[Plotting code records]

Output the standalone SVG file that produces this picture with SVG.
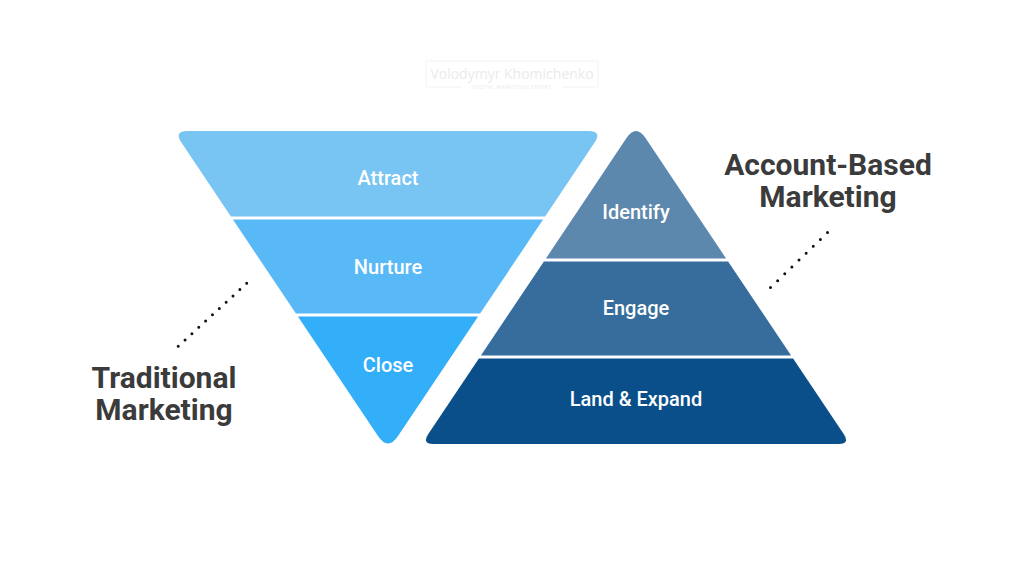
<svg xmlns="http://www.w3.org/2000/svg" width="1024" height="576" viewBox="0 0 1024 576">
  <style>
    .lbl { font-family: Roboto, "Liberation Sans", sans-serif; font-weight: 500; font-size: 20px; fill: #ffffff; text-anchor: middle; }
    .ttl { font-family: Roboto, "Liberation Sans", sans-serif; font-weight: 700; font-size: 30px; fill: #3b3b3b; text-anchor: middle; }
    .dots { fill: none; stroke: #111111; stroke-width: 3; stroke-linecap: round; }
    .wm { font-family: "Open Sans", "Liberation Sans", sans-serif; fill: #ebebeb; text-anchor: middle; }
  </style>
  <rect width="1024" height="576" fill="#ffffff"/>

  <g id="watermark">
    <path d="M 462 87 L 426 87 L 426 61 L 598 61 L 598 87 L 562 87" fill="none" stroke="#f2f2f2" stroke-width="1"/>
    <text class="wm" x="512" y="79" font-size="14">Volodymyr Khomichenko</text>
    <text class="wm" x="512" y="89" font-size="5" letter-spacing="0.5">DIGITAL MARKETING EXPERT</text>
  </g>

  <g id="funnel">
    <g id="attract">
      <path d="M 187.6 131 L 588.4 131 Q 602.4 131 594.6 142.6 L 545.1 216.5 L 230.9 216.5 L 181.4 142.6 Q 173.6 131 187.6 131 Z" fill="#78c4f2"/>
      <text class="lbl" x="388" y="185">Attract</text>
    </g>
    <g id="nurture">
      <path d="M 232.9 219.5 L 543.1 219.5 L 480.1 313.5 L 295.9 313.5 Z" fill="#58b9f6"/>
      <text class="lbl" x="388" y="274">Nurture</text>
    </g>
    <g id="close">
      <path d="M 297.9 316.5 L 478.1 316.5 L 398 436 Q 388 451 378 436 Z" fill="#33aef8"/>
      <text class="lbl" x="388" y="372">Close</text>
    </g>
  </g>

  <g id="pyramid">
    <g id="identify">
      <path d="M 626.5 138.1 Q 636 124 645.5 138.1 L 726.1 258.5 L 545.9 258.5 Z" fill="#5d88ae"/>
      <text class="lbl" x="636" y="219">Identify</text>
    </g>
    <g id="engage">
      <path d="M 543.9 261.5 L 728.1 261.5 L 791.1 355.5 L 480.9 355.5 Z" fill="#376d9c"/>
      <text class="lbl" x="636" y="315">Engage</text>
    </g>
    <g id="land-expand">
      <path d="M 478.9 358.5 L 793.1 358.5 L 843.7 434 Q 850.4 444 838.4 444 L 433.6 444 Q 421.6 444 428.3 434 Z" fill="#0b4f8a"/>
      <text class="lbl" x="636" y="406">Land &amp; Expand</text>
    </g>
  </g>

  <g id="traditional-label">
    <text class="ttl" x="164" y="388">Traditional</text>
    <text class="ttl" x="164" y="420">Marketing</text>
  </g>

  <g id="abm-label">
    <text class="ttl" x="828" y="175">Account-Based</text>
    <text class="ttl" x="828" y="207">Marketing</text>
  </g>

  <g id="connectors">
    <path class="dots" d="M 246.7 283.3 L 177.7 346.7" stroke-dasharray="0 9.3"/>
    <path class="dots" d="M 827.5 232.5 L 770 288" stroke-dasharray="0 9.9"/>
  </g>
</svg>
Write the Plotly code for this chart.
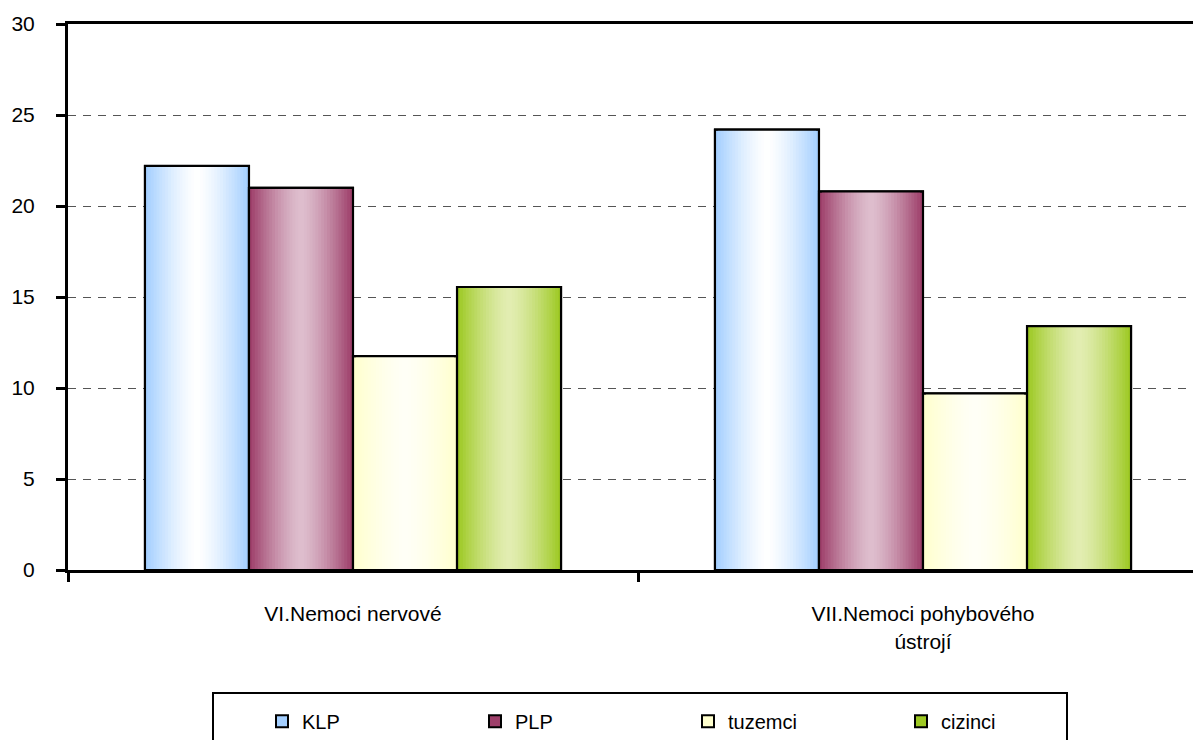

_Exercise:_
Repeat the lines above exactly, and keep every picture out.

_Solved exercise:_
Output the standalone SVG file that produces this picture with SVG.
<svg xmlns="http://www.w3.org/2000/svg" width="1024" height="576" viewBox="0 0 1024 576">
  <style>
    .lbl { font-family: Roboto, "Liberation Sans", sans-serif; font-weight: 500; font-size: 20px; fill: #ffffff; text-anchor: middle; }
    .ttl { font-family: Roboto, "Liberation Sans", sans-serif; font-weight: 700; font-size: 30px; fill: #3b3b3b; text-anchor: middle; }
    .dots { fill: none; stroke: #111111; stroke-width: 3; stroke-linecap: round; }
    .wm { font-family: "Open Sans", "Liberation Sans", sans-serif; fill: #ebebeb; text-anchor: middle; }
  </style>
  <rect width="1024" height="576" fill="#ffffff"/>

  <g id="watermark">
    <path d="M 462 87 L 426 87 L 426 61 L 598 61 L 598 87 L 562 87" fill="none" stroke="#f2f2f2" stroke-width="1"/>
    <text class="wm" x="512" y="79" font-size="14">Volodymyr Khomichenko</text>
    <text class="wm" x="512" y="89" font-size="5" letter-spacing="0.5">DIGITAL MARKETING EXPERT</text>
  </g>

  <g id="funnel">
    <g id="attract">
      <path d="M 187.6 131 L 588.4 131 Q 602.4 131 594.6 142.6 L 545.1 216.5 L 230.9 216.5 L 181.4 142.6 Q 173.6 131 187.6 131 Z" fill="#78c4f2"/>
      <text class="lbl" x="388" y="185">Attract</text>
    </g>
    <g id="nurture">
      <path d="M 232.9 219.5 L 543.1 219.5 L 480.1 313.5 L 295.9 313.5 Z" fill="#58b9f6"/>
      <text class="lbl" x="388" y="274">Nurture</text>
    </g>
    <g id="close">
      <path d="M 297.9 316.5 L 478.1 316.5 L 398 436 Q 388 451 378 436 Z" fill="#33aef8"/>
      <text class="lbl" x="388" y="372">Close</text>
    </g>
  </g>

  <g id="pyramid">
    <g id="identify">
      <path d="M 626.5 138.1 Q 636 124 645.5 138.1 L 726.1 258.5 L 545.9 258.5 Z" fill="#5d88ae"/>
      <text class="lbl" x="636" y="219">Identify</text>
    </g>
    <g id="engage">
      <path d="M 543.9 261.5 L 728.1 261.5 L 791.1 355.5 L 480.9 355.5 Z" fill="#376d9c"/>
      <text class="lbl" x="636" y="315">Engage</text>
    </g>
    <g id="land-expand">
      <path d="M 478.9 358.5 L 793.1 358.5 L 843.7 434 Q 850.4 444 838.4 444 L 433.6 444 Q 421.6 444 428.3 434 Z" fill="#0b4f8a"/>
      <text class="lbl" x="636" y="406">Land &amp; Expand</text>
    </g>
  </g>

  <g id="traditional-label">
    <text class="ttl" x="164" y="388">Traditional</text>
    <text class="ttl" x="164" y="420">Marketing</text>
  </g>

  <g id="abm-label">
    <text class="ttl" x="828" y="175">Account-Based</text>
    <text class="ttl" x="828" y="207">Marketing</text>
  </g>

  <g id="connectors">
    <path class="dots" d="M 246.7 283.3 L 177.7 346.7" stroke-dasharray="0 9.3"/>
    <path class="dots" d="M 827.5 232.5 L 770 288" stroke-dasharray="0 9.9"/>
  </g>
</svg>
Write the Plotly code for this chart.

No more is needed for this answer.